News seized my attention in elementary school and never let go. The most fun I had in the classroom was when our seventh-grade social studies teacher handed out a weekly magazine called Current Events. How that innocuous periodical breached the ramparts of our insular ultra-Orthodox Yiddish-oriented yeshiva, I do not know.
In contrast to most of my classmates, my mother
read a tabloid newspaper regularly, and we had a television.
By the time I was finishing high-school (at a
somewhat less inward-looking yeshiva), I had begun picking up the New York
Times at the newsstand. That sufficed through college. When I started
graduate school, I had discovered kiosks that sold out-of-town newspapers and started
getting The Washington Post. At some point, a newspaper home delivery
company belatedly began servicing our Lower East Side neighborhood. I “took”

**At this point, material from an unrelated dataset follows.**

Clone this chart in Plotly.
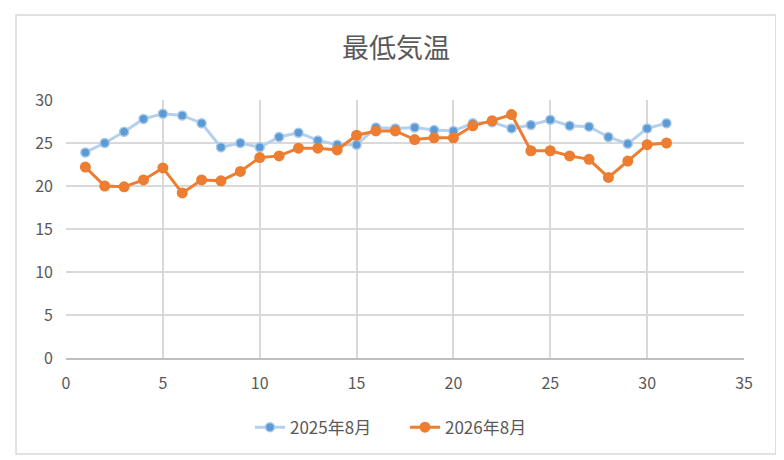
import plotly.graph_objects as go

# 日付 (8月)
days = list(range(1, 32))

# 最低気温 2025年8月
temp_2025 = [23.9, 25.0, 26.3, 27.8, 28.4, 28.2, 27.3, 24.5, 25.0, 24.5,
             25.7, 26.2, 25.3, 24.8, 24.8, 26.8, 26.7, 26.8, 26.5, 26.4,
             27.3, 27.4, 26.7, 27.1, 27.7, 27.0, 26.9, 25.7, 24.9, 26.7,
             27.3]

# 最低気温 2026年8月
temp_2026 = [22.2, 20.0, 19.9, 20.7, 22.1, 19.2, 20.7, 20.6, 21.7, 23.3,
             23.5, 24.4, 24.4, 24.2, 25.9, 26.4, 26.4, 25.4, 25.6, 25.6,
             27.0, 27.6, 28.3, 24.1, 24.1, 23.5, 23.1, 21.0, 22.9, 24.8,
             25.0]

names = ["2025年8月", "2026年8月"]
title = "最低気温"

_FONT = "Noto Sans CJK JP"
_GREY = "#595959"
_GRID = "#d9d9d9"

fig = go.Figure()
fig.add_trace(go.Scatter(
    x=days, y=temp_2025, name=names[0], mode="lines+markers",
    line=dict(color="#b4d0ec", width=3),
    marker=dict(color="#5b9bd5", size=9, line=dict(color="#a9c8e8", width=1.5)),
))
fig.add_trace(go.Scatter(
    x=days, y=temp_2026, name=names[1], mode="lines+markers",
    line=dict(color="#ed7d31", width=3),
    marker=dict(color="#ed7d31", size=11),
))

# ページ余白(8px)の分だけ図を小さくする
fig.update_layout(
    width=776, height=452,
    margin=dict(l=58, r=40, t=92, b=102),
    paper_bgcolor="white", plot_bgcolor="white",
    font=dict(family=_FONT, color=_GREY, size=16),
    title=dict(text=title, x=0.5, xanchor="center", y=0.91, yanchor="middle",
               font=dict(size=27, color=_GREY)),
    showlegend=True,
    legend=dict(orientation="h", x=0.5, xanchor="center", y=-0.2, yanchor="top",
                entrywidth=110, font=dict(size=17, color=_GREY)),
    shapes=[dict(type="rect", xref="paper", yref="paper",
                 x0=-0.0737, x1=1.047, y0=-0.372, y1=1.329,
                 line=dict(color=_GRID, width=1.5), layer="below")],
)
fig.update_xaxes(range=[0, 35], dtick=5, showgrid=True, gridcolor=_GRID, gridwidth=1.5,
                 zeroline=False, showline=True, linecolor="#bfbfbf", linewidth=1.5,
                 ticks="", ticklabelstandoff=10)
fig.update_yaxes(range=[0, 30], dtick=5, showgrid=True, gridcolor=_GRID, gridwidth=1.5,
                 zeroline=False, showline=False, ticks="", ticklabelstandoff=12)

fig.write_html("out.html")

the Times, Washington Post, and either the Daily News or
the New York Post.
The mailman delivered The Christian
Science Monitor (because John K. Cooley, based in Beirut, provided coverage
of Palestinian Arab affairs available nowhere else). On Fridays, the weeklies
arrived, such as the Village Voice, The New York Jewish Week, The
Washington Jewish Week, and the Forward (between 1983-2000 a balanced
must-read).
Separately, I’d buy the pricey Economist
weekly and the Manchester Guardian (which carried Le Monde), both
printed on thin airmail newsprint.
Through involvement in Zionist politics, I
met NR (Ricky) Greenfield, a Wall Street guy who went on to buy the
Connecticut Jewish Ledger, who subscribed to a slew of newspapers, magazines,
and Jewish periodicals. Ricky would send out a weekly packet of photocopied opinion
clippings, and I felt privileged to get on his mailing list. In the
pre-Internet age, getting Ricky’s clippings helped me know what pundits were
saying.
Still, I had a craving for more. I was taking
the JTA Daily News Bulletin (awfully expensive to private subscribers like
me but, in those days, a unique fair-minded resource) and Beijing Review,
the airmail edition of The Jerusalem Post – and who remembers what else.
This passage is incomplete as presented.